*** RECORDS TO USE ***

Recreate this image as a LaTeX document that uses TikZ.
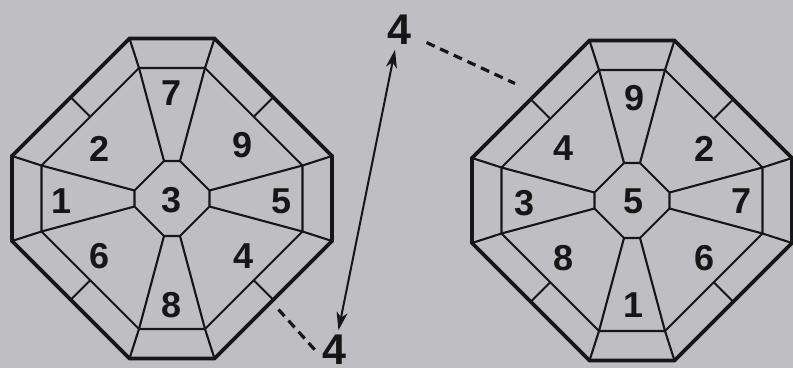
\documentclass[tikz,border=0pt]{standalone}
\usepackage{fontspec}
\setmainfont{Liberation Sans}
\usetikzlibrary{arrows.meta}
\definecolor{bg}{RGB}{191,191,195}
\definecolor{ink}{RGB}{22,22,22}
\tikzset{
  outerline/.style={line width=3.8pt, draw=ink, line join=miter},
  thinline/.style={line width=2.1pt, draw=ink},
  digit/.style={font=\fontsize{36}{36}\selectfont\bfseries, text=ink, inner sep=0pt},
  biglabel/.style={font=\fontsize{43}{43}\selectfont\bfseries, text=ink, inner sep=0pt, outer sep=5pt},
  dashline/.style={line width=3.2pt, draw=ink, dash pattern=on 9pt off 6pt},
  arrowline/.style={line width=2pt, draw=ink,
    {Stealth[length=18pt,width=11pt,inset=5pt]}-{Stealth[length=18pt,width=11pt,inset=5pt]}}
}
\newcommand\drawocta[2]{%
\begin{scope}[shift={#2}]
  \path (-42.5,-160) coordinate (#1o1) (42.5,-160) coordinate (#1o2)
        (160,-42.5) coordinate (#1o3) (160,42.5) coordinate (#1o4)
        (42.5,160) coordinate (#1o5) (-42.5,160) coordinate (#1o6)
        (-160,42.5) coordinate (#1o7) (-160,-42.5) coordinate (#1o8);
  \path (-33,-130.5) coordinate (#1i1) (33,-130.5) coordinate (#1i2)
        (130.5,-33) coordinate (#1i3) (130.5,33) coordinate (#1i4)
        (33,130.5) coordinate (#1i5) (-33,130.5) coordinate (#1i6)
        (-130.5,33) coordinate (#1i7) (-130.5,-33) coordinate (#1i8);
  \path (-8,-37.5) coordinate (#1c1) (8,-37.5) coordinate (#1c2)
        (37.5,-8) coordinate (#1c3) (37.5,8) coordinate (#1c4)
        (8,37.5) coordinate (#1c5) (-8,37.5) coordinate (#1c6)
        (-37.5,8) coordinate (#1c7) (-37.5,-8) coordinate (#1c8);
  \path (-101.25,-101.25) coordinate (#1m1) (101.25,-101.25) coordinate (#1m2)
        (101.25,101.25) coordinate (#1m3) (-101.25,101.25) coordinate (#1m4);
  \path (-81.75,-81.75) coordinate (#1n1) (81.75,-81.75) coordinate (#1n2)
        (81.75,81.75) coordinate (#1n3) (-81.75,81.75) coordinate (#1n4);
  \draw[thinline] (#1i1)--(#1i2)--(#1i3)--(#1i4)--(#1i5)--(#1i6)--(#1i7)--(#1i8)--cycle;
  \draw[thinline] (#1c1)--(#1c2)--(#1c3)--(#1c4)--(#1c5)--(#1c6)--(#1c7)--(#1c8)--cycle;
  \foreach \k in {1,...,8}{\draw[thinline] (#1o\k)--(#1i\k)--(#1c\k);}
  \foreach \k in {1,...,4}{\draw[thinline] (#1m\k)--(#1n\k);}
  \draw[outerline] (#1o1)--(#1o2)--(#1o3)--(#1o4)--(#1o5)--(#1o6)--(#1o7)--(#1o8)--cycle;
\end{scope}}
\begin{document}
\begin{tikzpicture}[x=1pt,y=-1pt]
  \fill[bg] (0,0) rectangle (793,368);
  \useasboundingbox (0,0) rectangle (793,368);
  \drawocta{L}{(172,198.5)}
  \drawocta{R}{(632,200.5)}
  % left octagon digits
  \node[digit] (L7) at (172,93.5) {7};
  \node[digit] (L2) at (100,148.5) {2};
  \node[digit] (L9) at (243,145.5) {9};
  \node[digit] (L1) at (62,201.5) {1};
  \node[digit] (L3) at (171.5,200) {3};
  \node[digit] (L5) at (282,201.5) {5};
  \node[digit] (L6) at (100,256.5) {6};
  \node[digit] (L4) at (243.5,256.5) {4};
  \node[digit] (L8) at (172,305) {8};
  % right octagon digits
  \node[digit] (R9) at (635,98.5) {9};
  \node[digit] (R4) at (563.5,148.5) {4};
  \node[digit] (R2) at (705,148.5) {2};
  \node[digit] (R3) at (525,203) {3};
  \node[digit] (R5) at (633.5,201.5) {5};
  \node[digit] (R7) at (741.5,201.5) {7};
  \node[digit] (R8) at (563.5,258) {8};
  \node[digit] (R6) at (705,258) {6};
  \node[digit] (R1) at (633.5,305) {1};
  % the two 4 labels
  \node[biglabel] (t4) at (399,30) {4};
  \node[biglabel] (b4) at (334.5,350) {4};
  \draw[arrowline] (t4) -- (b4);
  % dashed leaders
  \coordinate (ldA) at (278.5,309.5);
  \coordinate (ldB) at (315,350);
  \draw[dashline] (ldA) -- (ldB);
  \coordinate (tdA) at (426.5,42.5);
  \coordinate (tdB) at (515,83.5);
  \draw[dashline] (tdA) -- (tdB);
\end{tikzpicture}
\end{document}
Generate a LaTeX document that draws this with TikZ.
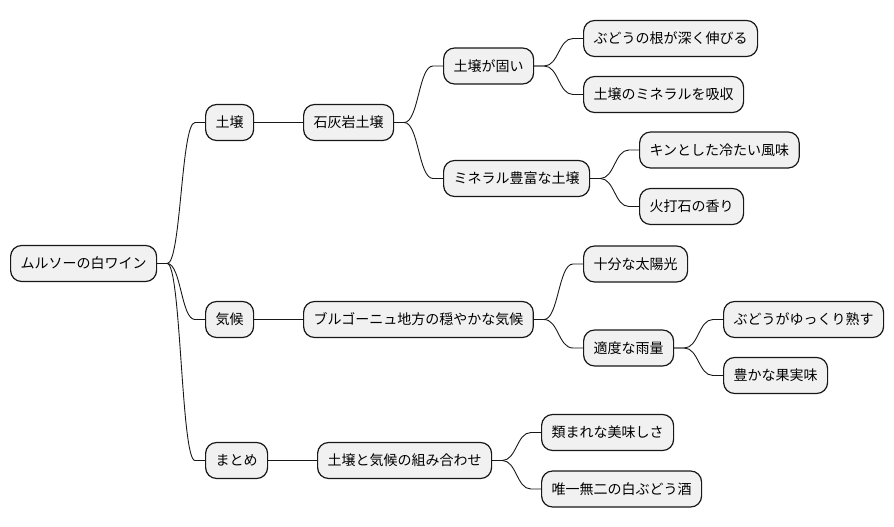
\documentclass[tikz,border=0pt]{standalone}
\usepackage{fontspec}
\newfontfamily\jpfont{Noto Sans CJK JP}
\usetikzlibrary{calc}
\definecolor{boxfill}{HTML}{F1F1F1}
\definecolor{boxline}{HTML}{181818}
\tikzset{
  mmbox/.style={draw=boxline, line width=1.2pt, fill=boxfill, rounded corners=11pt,
    anchor=west, minimum height=36pt, inner xsep=10pt, inner ysep=0pt,
    text height=12pt, text depth=2pt, font=\jpfont\fontsize{14}{16}\selectfont},
  mmlink/.style={draw=boxline, line width=0.9pt,
    to path={let \p1=(\tikztostart), \p2=(\tikztotarget), \n1={(\x2-\x1-20pt)/2} in
      (\p1) -- ++(10pt,0) .. controls +(\n1,0) and +(-\n1,0) .. (\x2-10pt,\y2) -- (\p2)}}
}
\begin{document}
\begin{tikzpicture}[x=1pt,y=-1pt]
\useasboundingbox (0,0) rectangle (894,527);
\node[mmbox] (root) at (10,263.5) {ムルソーの白ワイン};
\node[mmbox] (t1) at (205,122.5) {土壌};
\node[mmbox] (k1) at (205,319.5) {気候};
\node[mmbox] (m1) at (205,460.5) {まとめ};
\node[mmbox] (t2) at (303,122.5) {石灰岩土壌};
\node[mmbox] (t3a) at (443,66) {土壌が固い};
\node[mmbox] (t3b) at (443,178.5) {ミネラル豊富な土壌};
\node[mmbox] (t4a) at (583,38.5) {ぶどうの根が深く伸びる};
\node[mmbox] (t4b) at (583,94.5) {土壌のミネラルを吸収};
\node[mmbox] (t4c) at (639,150) {キンとした冷たい風味};
\node[mmbox] (t4d) at (639,206.5) {火打石の香り};
\node[mmbox] (k2) at (303,319.5) {ブルゴーニュ地方の穏やかな気候};
\node[mmbox] (k3a) at (583,264) {十分な太陽光};
\node[mmbox] (k3b) at (583,348) {適度な雨量};
\node[mmbox] (k4a) at (723,319.5) {ぶどうがゆっくり熟す};
\node[mmbox] (k4b) at (723,375.5) {豊かな果実味};
\node[mmbox] (m2) at (317,460.5) {土壌と気候の組み合わせ};
\node[mmbox] (m3a) at (541,432.5) {類まれな美味しさ};
\node[mmbox] (m3b) at (541,489) {唯一無二の白ぶどう酒};
\foreach \a/\b in {root/t1,root/k1,root/m1,t1/t2,t2/t3a,t2/t3b,t3a/t4a,t3a/t4b,t3b/t4c,t3b/t4d,
  k1/k2,k2/k3a,k2/k3b,k3b/k4a,k3b/k4b,m1/m2,m2/m3a,m2/m3b}
  \draw[mmlink] (\a.east) to (\b.west);
\end{tikzpicture}
\end{document}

***

Ignore the images and quote every line of the listing exactly.

Recreate this image as a LaTeX document that uses TikZ.
\documentclass[tikz,border=0pt]{standalone}
\usepackage{fontspec}
\setmainfont{Liberation Sans}
\usetikzlibrary{arrows.meta}
\definecolor{bg}{RGB}{191,191,195}
\definecolor{ink}{RGB}{22,22,22}
\tikzset{
  outerline/.style={line width=3.8pt, draw=ink, line join=miter},
  thinline/.style={line width=2.1pt, draw=ink},
  digit/.style={font=\fontsize{36}{36}\selectfont\bfseries, text=ink, inner sep=0pt},
  biglabel/.style={font=\fontsize{43}{43}\selectfont\bfseries, text=ink, inner sep=0pt, outer sep=5pt},
  dashline/.style={line width=3.2pt, draw=ink, dash pattern=on 9pt off 6pt},
  arrowline/.style={line width=2pt, draw=ink,
    {Stealth[length=18pt,width=11pt,inset=5pt]}-{Stealth[length=18pt,width=11pt,inset=5pt]}}
}
\newcommand\drawocta[2]{%
\begin{scope}[shift={#2}]
  \path (-42.5,-160) coordinate (#1o1) (42.5,-160) coordinate (#1o2)
        (160,-42.5) coordinate (#1o3) (160,42.5) coordinate (#1o4)
        (42.5,160) coordinate (#1o5) (-42.5,160) coordinate (#1o6)
        (-160,42.5) coordinate (#1o7) (-160,-42.5) coordinate (#1o8);
  \path (-33,-130.5) coordinate (#1i1) (33,-130.5) coordinate (#1i2)
        (130.5,-33) coordinate (#1i3) (130.5,33) coordinate (#1i4)
        (33,130.5) coordinate (#1i5) (-33,130.5) coordinate (#1i6)
        (-130.5,33) coordinate (#1i7) (-130.5,-33) coordinate (#1i8);
  \path (-8,-37.5) coordinate (#1c1) (8,-37.5) coordinate (#1c2)
        (37.5,-8) coordinate (#1c3) (37.5,8) coordinate (#1c4)
        (8,37.5) coordinate (#1c5) (-8,37.5) coordinate (#1c6)
        (-37.5,8) coordinate (#1c7) (-37.5,-8) coordinate (#1c8);
  \path (-101.25,-101.25) coordinate (#1m1) (101.25,-101.25) coordinate (#1m2)
        (101.25,101.25) coordinate (#1m3) (-101.25,101.25) coordinate (#1m4);
  \path (-81.75,-81.75) coordinate (#1n1) (81.75,-81.75) coordinate (#1n2)
        (81.75,81.75) coordinate (#1n3) (-81.75,81.75) coordinate (#1n4);
  \draw[thinline] (#1i1)--(#1i2)--(#1i3)--(#1i4)--(#1i5)--(#1i6)--(#1i7)--(#1i8)--cycle;
  \draw[thinline] (#1c1)--(#1c2)--(#1c3)--(#1c4)--(#1c5)--(#1c6)--(#1c7)--(#1c8)--cycle;
  \foreach \k in {1,...,8}{\draw[thinline] (#1o\k)--(#1i\k)--(#1c\k);}
  \foreach \k in {1,...,4}{\draw[thinline] (#1m\k)--(#1n\k);}
  \draw[outerline] (#1o1)--(#1o2)--(#1o3)--(#1o4)--(#1o5)--(#1o6)--(#1o7)--(#1o8)--cycle;
\end{scope}}
\begin{document}
\begin{tikzpicture}[x=1pt,y=-1pt]
  \fill[bg] (0,0) rectangle (793,368);
  \useasboundingbox (0,0) rectangle (793,368);
  \drawocta{L}{(172,198.5)}
  \drawocta{R}{(632,200.5)}
  % left octagon digits
  \node[digit] (L7) at (172,93.5) {7};
  \node[digit] (L2) at (100,148.5) {2};
  \node[digit] (L9) at (243,145.5) {9};
  \node[digit] (L1) at (62,201.5) {1};
  \node[digit] (L3) at (171.5,200) {3};
  \node[digit] (L5) at (282,201.5) {5};
  \node[digit] (L6) at (100,256.5) {6};
  \node[digit] (L4) at (243.5,256.5) {4};
  \node[digit] (L8) at (172,305) {8};
  % right octagon digits
  \node[digit] (R9) at (635,98.5) {9};
  \node[digit] (R4) at (563.5,148.5) {4};
  \node[digit] (R2) at (705,148.5) {2};
  \node[digit] (R3) at (525,203) {3};
  \node[digit] (R5) at (633.5,201.5) {5};
  \node[digit] (R7) at (741.5,201.5) {7};
  \node[digit] (R8) at (563.5,258) {8};
  \node[digit] (R6) at (705,258) {6};
  \node[digit] (R1) at (633.5,305) {1};
  % the two 4 labels
  \node[biglabel] (t4) at (399,30) {4};
  \node[biglabel] (b4) at (334.5,350) {4};
  \draw[arrowline] (t4) -- (b4);
  % dashed leaders
  \coordinate (ldA) at (278.5,309.5);
  \coordinate (ldB) at (315,350);
  \draw[dashline] (ldA) -- (ldB);
  \coordinate (tdA) at (426.5,42.5);
  \coordinate (tdB) at (515,83.5);
  \draw[dashline] (tdA) -- (tdB);
\end{tikzpicture}
\end{document}
Generate a LaTeX document that draws this with TikZ.
\documentclass[tikz,border=0pt]{standalone}
\usepackage{fontspec}
\newfontfamily\jpfont{Noto Sans CJK JP}
\usetikzlibrary{calc}
\definecolor{boxfill}{HTML}{F1F1F1}
\definecolor{boxline}{HTML}{181818}
\tikzset{
  mmbox/.style={draw=boxline, line width=1.2pt, fill=boxfill, rounded corners=11pt,
    anchor=west, minimum height=36pt, inner xsep=10pt, inner ysep=0pt,
    text height=12pt, text depth=2pt, font=\jpfont\fontsize{14}{16}\selectfont},
  mmlink/.style={draw=boxline, line width=0.9pt,
    to path={let \p1=(\tikztostart), \p2=(\tikztotarget), \n1={(\x2-\x1-20pt)/2} in
      (\p1) -- ++(10pt,0) .. controls +(\n1,0) and +(-\n1,0) .. (\x2-10pt,\y2) -- (\p2)}}
}
\begin{document}
\begin{tikzpicture}[x=1pt,y=-1pt]
\useasboundingbox (0,0) rectangle (894,527);
\node[mmbox] (root) at (10,263.5) {ムルソーの白ワイン};
\node[mmbox] (t1) at (205,122.5) {土壌};
\node[mmbox] (k1) at (205,319.5) {気候};
\node[mmbox] (m1) at (205,460.5) {まとめ};
\node[mmbox] (t2) at (303,122.5) {石灰岩土壌};
\node[mmbox] (t3a) at (443,66) {土壌が固い};
\node[mmbox] (t3b) at (443,178.5) {ミネラル豊富な土壌};
\node[mmbox] (t4a) at (583,38.5) {ぶどうの根が深く伸びる};
\node[mmbox] (t4b) at (583,94.5) {土壌のミネラルを吸収};
\node[mmbox] (t4c) at (639,150) {キンとした冷たい風味};
\node[mmbox] (t4d) at (639,206.5) {火打石の香り};
\node[mmbox] (k2) at (303,319.5) {ブルゴーニュ地方の穏やかな気候};
\node[mmbox] (k3a) at (583,264) {十分な太陽光};
\node[mmbox] (k3b) at (583,348) {適度な雨量};
\node[mmbox] (k4a) at (723,319.5) {ぶどうがゆっくり熟す};
\node[mmbox] (k4b) at (723,375.5) {豊かな果実味};
\node[mmbox] (m2) at (317,460.5) {土壌と気候の組み合わせ};
\node[mmbox] (m3a) at (541,432.5) {類まれな美味しさ};
\node[mmbox] (m3b) at (541,489) {唯一無二の白ぶどう酒};
\foreach \a/\b in {root/t1,root/k1,root/m1,t1/t2,t2/t3a,t2/t3b,t3a/t4a,t3a/t4b,t3b/t4c,t3b/t4d,
  k1/k2,k2/k3a,k2/k3b,k3b/k4a,k3b/k4b,m1/m2,m2/m3a,m2/m3b}
  \draw[mmlink] (\a.east) to (\b.west);
\end{tikzpicture}
\end{document}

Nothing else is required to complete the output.